Снова медленно плывет пароход, снова содрогается своим тяжелым корпусом. Я стою на палубе, облокотясь на борт. Прощальным взглядом смотрю на переливы Волги, на ее берега.
В новой фронтовой семье
Пафнутьев монастырь в Боровске. Поседели древние стены, потускнели, покрылись пробоинами, как оспой, некогда золоченые главы. Из проема граненой колокольни торчит дуло пушки. А вокруг холмы, овраги, заросли старых ив, серебристые тополя. Внизу поблескивает Протва, извиваясь, она проползает мимо монастырской ограды с опорами контрфорсов. Такой я увидел одну из прекраснейших построек русских зодчих в годы войны. Под сводами музея-монастыря разместился штаб резерва политуправления Западного фронта.

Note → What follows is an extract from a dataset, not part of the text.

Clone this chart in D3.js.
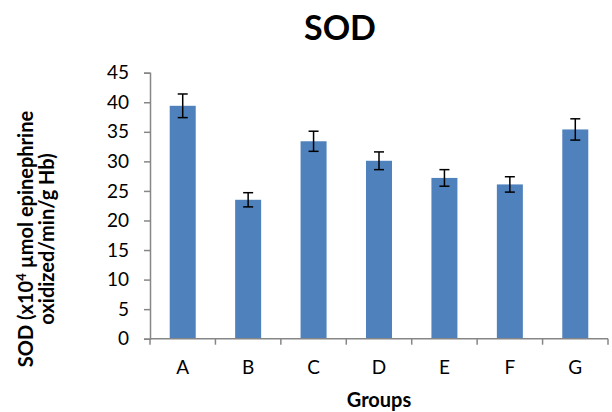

Здесь политработники, прибывшие с учебы, из госпиталей, получали назначение в боевые части. Центральное помещение монастыря было оборудовано под клуб. Вместе с другими политработниками с большим вниманием прослушал доклад о международном положении.
- Я понимаю вас, товарищи, - говорил докладчик, - открытие второго фронта волнует вас всех. Но второй фронт есть второй фронт, а всю территорию, оккупированную врагом, освобождать все равно придется нам самим.
К Дону подтягивается 8-я итальянская армия. Из Африки прибывают дивизии Роммеля. Немцы перебрасывают войска отовсюду, лишь бы осуществить свои коварные замыслы на Волге. Они еще не извлекли уроков из Московской битвы. Однако впереди их ожидают новые сокрушительные удары...
Нас, прибывших с партийных курсов, направили на разные участки, подсказанные условиями фронта. Я просился в свою часть. Но меня, как и других, назначили туда, где более всего нуждались в пополнении. Я был направлен в 326-ю стрелковую дивизию в 1097-й стрелковый полк.
После недавних боев в районе Жиздры дивизия стояла во втором эшелоне. Она была сформирована ровно год назад - в сентябре 1941 года; участвовала в разгроме немцев под Москвой, в освобождении Калуги, Лихвина, Козельска, Сухиничей, Думиничей, Людинова.
Я прибыл в свой полк в день, когда бойцам и командирам вручали ордена и медали. На груди комиссара полка Федотова, к которому я обратился по прибытии, горит боевой орден Красного Знамени. Назначение получаю во второй стрелковый батальон. Он располагается в землянках, вырытых в скатах балки. Вокруг молодые ели. Штаб батальона обосновался в колхозном доме деревни Аладьино. Войдя в штабную избу, я ощутил едкий запах табака. За столом сидел пожилой худущий капитан. Фуражка сдвинута набок, в зубах трубка, на носу очки, на столе разложены бумаги.
- Здесь штаб второго батальона? - обратился я к капитану.
Он повернул голову и стал разглядывать меня поверх очков.
- Ты что, новый комиссар?
- Новый не новый, а с назначением к вам.
- Очень хорошо, товарищ старший политрук.
Не расставаясь с трубкой, он сгреб бумаги в общую папку, вышел из-за стола. Протянул жилистую руку, отрекомендовался:
- Я начальник штаба Лапин. Садись, комиссар. Шинель и мешок можно сюда, показал он на покрытый дерюгой сундук возле двери. Сложив вещи, я осмотрел избу. За перегородкой хозяйка дома и повар готовили ужин. Закурил, вышел на покосившееся крыльцо. Вдали, на горизонте, красная полоса перекрывалась легкими фиолетовыми мазками облаков.
Докурив папиросу, вернулся в избу. Внутренний облик ее немного изменился. Окна занавешены маскировочной палаткой. На столе керосиновая лампа. Повар расставляет деревянные миски. Хозяйка принесла в блюдце малосольных огурцов. Я снял пилотку. Освежился из рукомойника. В сенях послышался грубоватый голос.
- Вот и комбат, - оживился капитан.
Проскрипели половицы, резко открылась дверь, пригибая голову, шумно вошел высокий молодой богатырь.
- А к нам пополнение прибыло, - выложил Лапин последнюю новость, показывая на меня.
- Я уже слышал, - пробасил комбат. Он шагнул ко мне: - Будем знакомы, Чередников.
Пожимая руку, сразу почувствовал мускулы молотобойца. И не ошибся. Чередников до войны был молотобойцем в Саранске. После пехотного училища его назначили командиром. Так я познакомился с первыми членами новой моей фронтовой семьи.
Утро следующего дня. Комбат Чередников вкратце рассказал о батальоне. По карте показал позиции полка. Он спешил на полевые занятия.